This article describes a system for making useful transcripts of Voice over IP (VoIP) chats.
If you already have a VoIP based conferencing system that’s taking and mixing several users’ voice inputs and rebroadcasting the result, it would be handy to have an automated transcriber that could record the conversation in a useful format for later reference. Transcription results could be available on a website after the call, on a website in realtime, streamed over IM in realtime, or emailed out to participants as the call terminates.
A speech parser process is attached to each incoming line, and as each word is completed is appended to a shared buffer with a tag corresponding to the voice line being parsed. Results are colored per the voice line, and preliminary output could be as follows:
Hi. Jim here. Anyone else on this line yet?
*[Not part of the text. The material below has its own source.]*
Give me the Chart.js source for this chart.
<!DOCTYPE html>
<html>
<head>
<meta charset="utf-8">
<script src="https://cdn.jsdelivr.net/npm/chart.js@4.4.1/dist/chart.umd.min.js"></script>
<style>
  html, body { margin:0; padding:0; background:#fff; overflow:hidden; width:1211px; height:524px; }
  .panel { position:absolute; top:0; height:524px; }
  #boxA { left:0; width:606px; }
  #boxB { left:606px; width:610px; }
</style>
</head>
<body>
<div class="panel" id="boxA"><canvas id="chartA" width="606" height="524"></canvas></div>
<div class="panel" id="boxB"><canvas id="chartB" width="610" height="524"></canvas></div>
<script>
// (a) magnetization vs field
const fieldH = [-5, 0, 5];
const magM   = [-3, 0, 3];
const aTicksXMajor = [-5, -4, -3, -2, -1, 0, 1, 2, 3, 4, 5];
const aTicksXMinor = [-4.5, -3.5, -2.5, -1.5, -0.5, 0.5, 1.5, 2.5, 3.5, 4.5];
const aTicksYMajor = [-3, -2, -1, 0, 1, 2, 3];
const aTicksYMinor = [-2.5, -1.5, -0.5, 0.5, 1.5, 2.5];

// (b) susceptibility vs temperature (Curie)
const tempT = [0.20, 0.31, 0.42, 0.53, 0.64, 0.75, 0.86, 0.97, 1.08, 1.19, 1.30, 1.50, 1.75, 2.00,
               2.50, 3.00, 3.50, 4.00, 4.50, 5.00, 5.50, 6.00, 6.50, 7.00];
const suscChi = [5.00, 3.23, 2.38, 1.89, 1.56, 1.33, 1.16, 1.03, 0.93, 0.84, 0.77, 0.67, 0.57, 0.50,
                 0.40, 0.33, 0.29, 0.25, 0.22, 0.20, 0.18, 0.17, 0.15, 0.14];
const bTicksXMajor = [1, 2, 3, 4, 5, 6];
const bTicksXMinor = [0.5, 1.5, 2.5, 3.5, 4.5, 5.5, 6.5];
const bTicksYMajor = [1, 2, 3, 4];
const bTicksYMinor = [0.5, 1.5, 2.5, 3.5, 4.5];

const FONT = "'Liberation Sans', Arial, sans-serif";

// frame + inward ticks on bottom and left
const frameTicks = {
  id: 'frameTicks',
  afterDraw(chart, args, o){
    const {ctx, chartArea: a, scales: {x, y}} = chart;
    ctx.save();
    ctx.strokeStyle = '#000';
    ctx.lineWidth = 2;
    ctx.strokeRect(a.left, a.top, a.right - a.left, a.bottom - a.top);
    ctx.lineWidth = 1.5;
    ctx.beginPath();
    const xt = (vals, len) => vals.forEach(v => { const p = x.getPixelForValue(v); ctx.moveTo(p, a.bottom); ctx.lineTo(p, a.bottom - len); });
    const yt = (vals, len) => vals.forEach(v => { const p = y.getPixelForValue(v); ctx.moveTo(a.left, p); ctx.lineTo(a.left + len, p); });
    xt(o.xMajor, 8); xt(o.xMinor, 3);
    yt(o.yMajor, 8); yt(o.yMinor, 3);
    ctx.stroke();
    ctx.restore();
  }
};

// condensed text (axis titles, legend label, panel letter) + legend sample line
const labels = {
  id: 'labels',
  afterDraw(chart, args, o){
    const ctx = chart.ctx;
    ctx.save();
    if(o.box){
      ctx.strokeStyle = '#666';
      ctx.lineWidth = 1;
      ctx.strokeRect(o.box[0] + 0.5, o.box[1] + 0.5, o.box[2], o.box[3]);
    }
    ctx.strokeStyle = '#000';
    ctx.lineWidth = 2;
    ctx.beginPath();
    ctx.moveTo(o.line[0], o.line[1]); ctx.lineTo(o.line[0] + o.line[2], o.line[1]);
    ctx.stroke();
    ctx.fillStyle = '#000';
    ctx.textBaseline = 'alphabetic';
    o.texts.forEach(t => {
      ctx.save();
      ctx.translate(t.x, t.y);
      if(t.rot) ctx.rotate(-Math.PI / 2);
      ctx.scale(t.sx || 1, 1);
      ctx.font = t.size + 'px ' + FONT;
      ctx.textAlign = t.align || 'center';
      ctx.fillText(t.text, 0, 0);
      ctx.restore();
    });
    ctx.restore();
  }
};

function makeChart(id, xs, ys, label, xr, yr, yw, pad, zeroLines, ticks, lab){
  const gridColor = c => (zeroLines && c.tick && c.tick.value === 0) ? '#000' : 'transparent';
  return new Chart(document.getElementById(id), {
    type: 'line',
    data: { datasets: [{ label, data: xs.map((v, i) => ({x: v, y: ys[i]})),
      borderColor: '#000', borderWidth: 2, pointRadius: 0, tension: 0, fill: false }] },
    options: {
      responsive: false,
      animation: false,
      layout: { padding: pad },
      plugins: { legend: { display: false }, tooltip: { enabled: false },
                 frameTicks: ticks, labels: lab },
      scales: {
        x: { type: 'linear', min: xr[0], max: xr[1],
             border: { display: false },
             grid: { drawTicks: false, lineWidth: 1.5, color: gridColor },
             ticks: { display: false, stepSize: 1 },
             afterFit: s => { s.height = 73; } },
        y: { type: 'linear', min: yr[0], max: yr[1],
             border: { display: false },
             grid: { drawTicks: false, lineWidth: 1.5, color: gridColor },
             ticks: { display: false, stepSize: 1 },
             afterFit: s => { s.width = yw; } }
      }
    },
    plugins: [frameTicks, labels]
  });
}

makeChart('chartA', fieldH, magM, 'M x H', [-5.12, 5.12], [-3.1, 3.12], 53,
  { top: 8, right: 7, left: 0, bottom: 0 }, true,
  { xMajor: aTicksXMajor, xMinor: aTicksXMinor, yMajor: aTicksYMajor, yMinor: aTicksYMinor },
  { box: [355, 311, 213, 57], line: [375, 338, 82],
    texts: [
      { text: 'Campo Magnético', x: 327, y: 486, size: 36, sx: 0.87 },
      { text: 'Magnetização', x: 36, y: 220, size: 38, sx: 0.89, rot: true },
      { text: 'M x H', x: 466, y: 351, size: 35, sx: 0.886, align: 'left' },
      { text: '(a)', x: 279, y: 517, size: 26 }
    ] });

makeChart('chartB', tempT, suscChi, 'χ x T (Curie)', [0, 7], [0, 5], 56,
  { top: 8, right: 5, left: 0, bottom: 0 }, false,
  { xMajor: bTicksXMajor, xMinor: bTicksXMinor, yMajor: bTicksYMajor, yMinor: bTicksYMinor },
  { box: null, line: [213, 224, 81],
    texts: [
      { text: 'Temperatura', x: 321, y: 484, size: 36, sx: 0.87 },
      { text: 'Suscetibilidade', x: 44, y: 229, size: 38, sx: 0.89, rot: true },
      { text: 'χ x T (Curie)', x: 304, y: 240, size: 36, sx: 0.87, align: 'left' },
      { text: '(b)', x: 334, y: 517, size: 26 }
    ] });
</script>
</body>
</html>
Ted here. John is here too. Let’s begin.
Great. Are we a go for the presentation tomorrow?
We’ll need to update the Northeast numbers. They’re off.
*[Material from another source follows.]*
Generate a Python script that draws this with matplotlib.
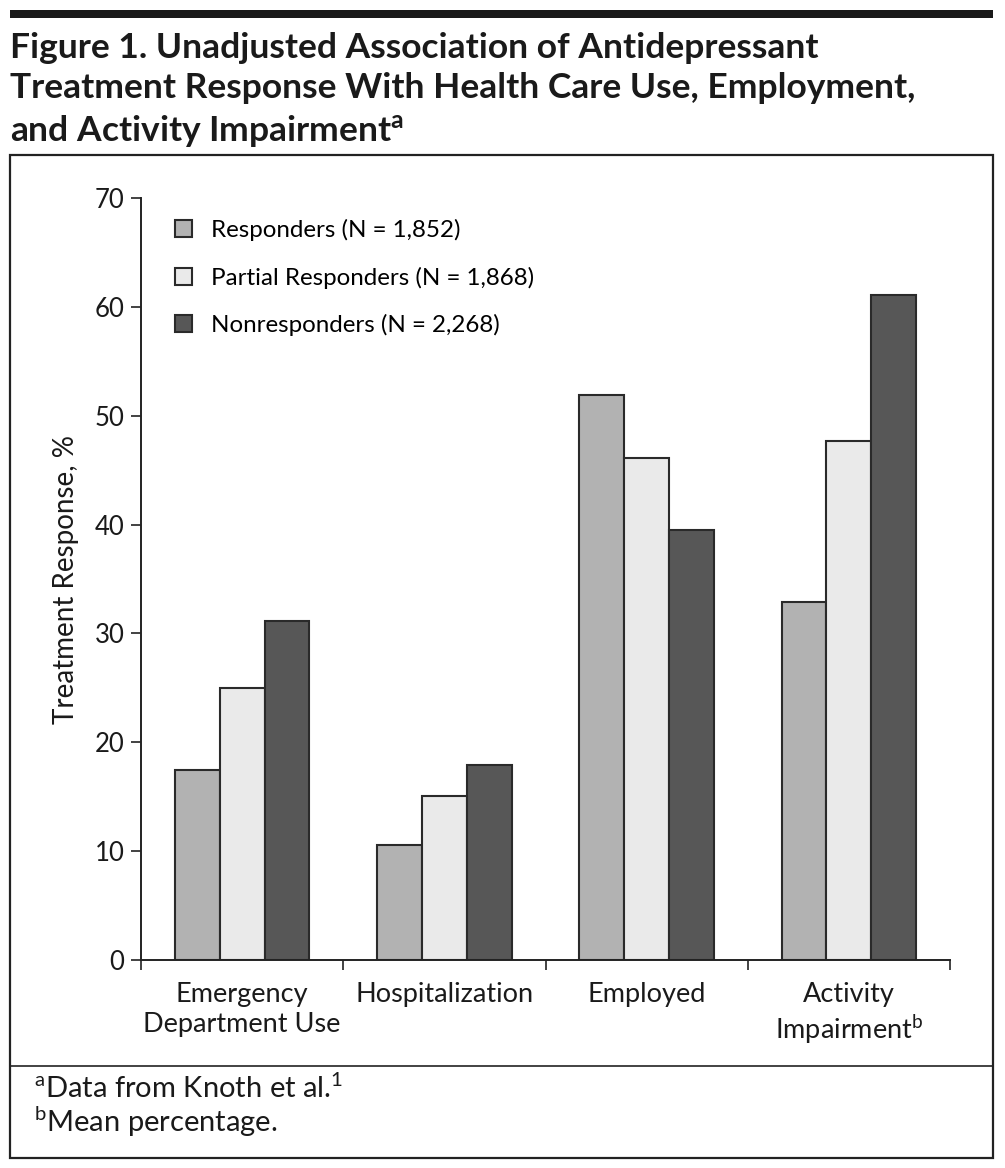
import numpy as np
import matplotlib
matplotlib.use("Agg")
import matplotlib.pyplot as plt
from matplotlib.patches import Rectangle
from matplotlib.lines import Line2D

plt.rcParams['font.family'] = ['Lato', 'DejaVu Sans']
plt.rcParams['mathtext.fontset'] = 'custom'
plt.rcParams['mathtext.rm'] = 'Lato'
plt.rcParams['mathtext.it'] = 'Lato:italic'
plt.rcParams['mathtext.bf'] = 'Lato:bold'

# data
categories = ["Emergency\nDepartment Use", "Hospitalization", "Employed",
              "Activity\nImpairment$^{\\mathrm{b}}$"]
series_names = ["Responders (N = 1,852)", "Partial Responders (N = 1,868)",
                "Nonresponders (N = 2,268)"]
responders = [17.5, 10.6, 51.9, 32.9]
partial = [25.0, 15.1, 46.1, 47.7]
nonresponders = [31.1, 17.9, 39.5, 61.1]
colors = ["#b2b2b2", "#eaeaea", "#575757"]
yticks = [0, 10, 20, 30, 40, 50, 60, 70]

fig = plt.figure(figsize=(10.05, 11.68), dpi=100)

# top rule, frame, footnote separator
fig.add_artist(Rectangle((10/1005, 1-18/1168), 983/1005, 8/1168, transform=fig.transFigure,
                         facecolor='#1a1a1a', edgecolor='none'))
fig.add_artist(Rectangle((10/1005, 1-1158/1168), 983/1005, 1003/1168, transform=fig.transFigure,
                         facecolor='none', edgecolor='#222222', linewidth=1.6))
fig.add_artist(Line2D([10/1005, 993/1005], [1-1066/1168, 1-1066/1168], transform=fig.transFigure,
                      color='#222222', linewidth=1.2))

title = ("Figure 1. Unadjusted Association of Antidepressant\n"
         "Treatment Response With Health Care Use, Employment,\n"
         "and Activity Impairment$^{\\mathbf{a}}$")
fig.text(10/1005, 1-32/1168, title, ha='left', va='top', fontsize=25.5, fontweight='bold',
         color='#1a1a1a', linespacing=1.32)

ax = fig.add_axes([141/1005, 1-960/1168, 809/1005, 762/1168])
x = np.arange(len(categories))
w = 0.222
for i, (vals, name) in enumerate(zip([responders, partial, nonresponders], series_names)):
    ax.bar(x + (i-1)*w, vals, width=w, color=colors[i], edgecolor='#2a2a2a',
           linewidth=1.5, label=name, zorder=2)

ax.set_xlim(-0.5, 3.5)
ax.set_ylim(0, 70)
ax.set_yticks(yticks)
ax.tick_params(axis='y', labelsize=18.5, length=7, width=1.2, color='#222222', pad=5,
               labelcolor='#1a1a1a')
ax.set_xticks(np.arange(-0.5, 4, 1.0))
ax.set_xticklabels([])
ax.tick_params(axis='x', length=7, width=1.2, color='#222222')
ax.set_xticks(x, minor=True)
ax.set_xticklabels(categories, minor=True, fontsize=19.5, linespacing=1.25, color='#1a1a1a')
ax.tick_params(axis='x', which='minor', length=0, pad=16)
for s in ['top', 'right']:
    ax.spines[s].set_visible(False)
for s in ['left', 'bottom']:
    ax.spines[s].set_linewidth(1.4)
    ax.spines[s].set_color('#222222')
ax.set_ylabel("Treatment Response, %", fontsize=20, labelpad=11, color='#1a1a1a')

ax.legend(loc='upper left', bbox_to_anchor=(0.03, 0.985), frameon=False, fontsize=17.4,
          handlelength=0.7, handleheight=0.7, handletextpad=0.8, labelspacing=1.05,
          borderaxespad=0)

notes = ("$^{\\mathrm{a}}$Data from Knoth et al.$^{\\mathrm{1}}$\n"
         "$^{\\mathrm{b}}$Mean percentage.")
fig.text(34/1005, 1-1132/1168, notes, ha='left', va='baseline', fontsize=21,
         color='#1a1a1a', linespacing=1.05)

fig.savefig("out.png", dpi=100)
Mary said she’d fix that tonight. I think we..
We’ll actually just be presenting West Coast numbers.
After the conversation has been completed, a third party, like a secretary, could go over the results and fill in which color corresponded to which name. This could be especially useful if subsequent conversations were to be stored in the same database – searches could then be performed, such as finding out what Ted said about Q3 numbers in the last few conversations. Having pre-filled “likely participants” available as a drop-down list selection could make quote assignment particularly easy. It is understood that this system might not work ideally for situations where multiple parties are on a single line. But as offices become increasingly virtualized, it’s more likely than ever that none of the participants are actually in a room together during a meeting.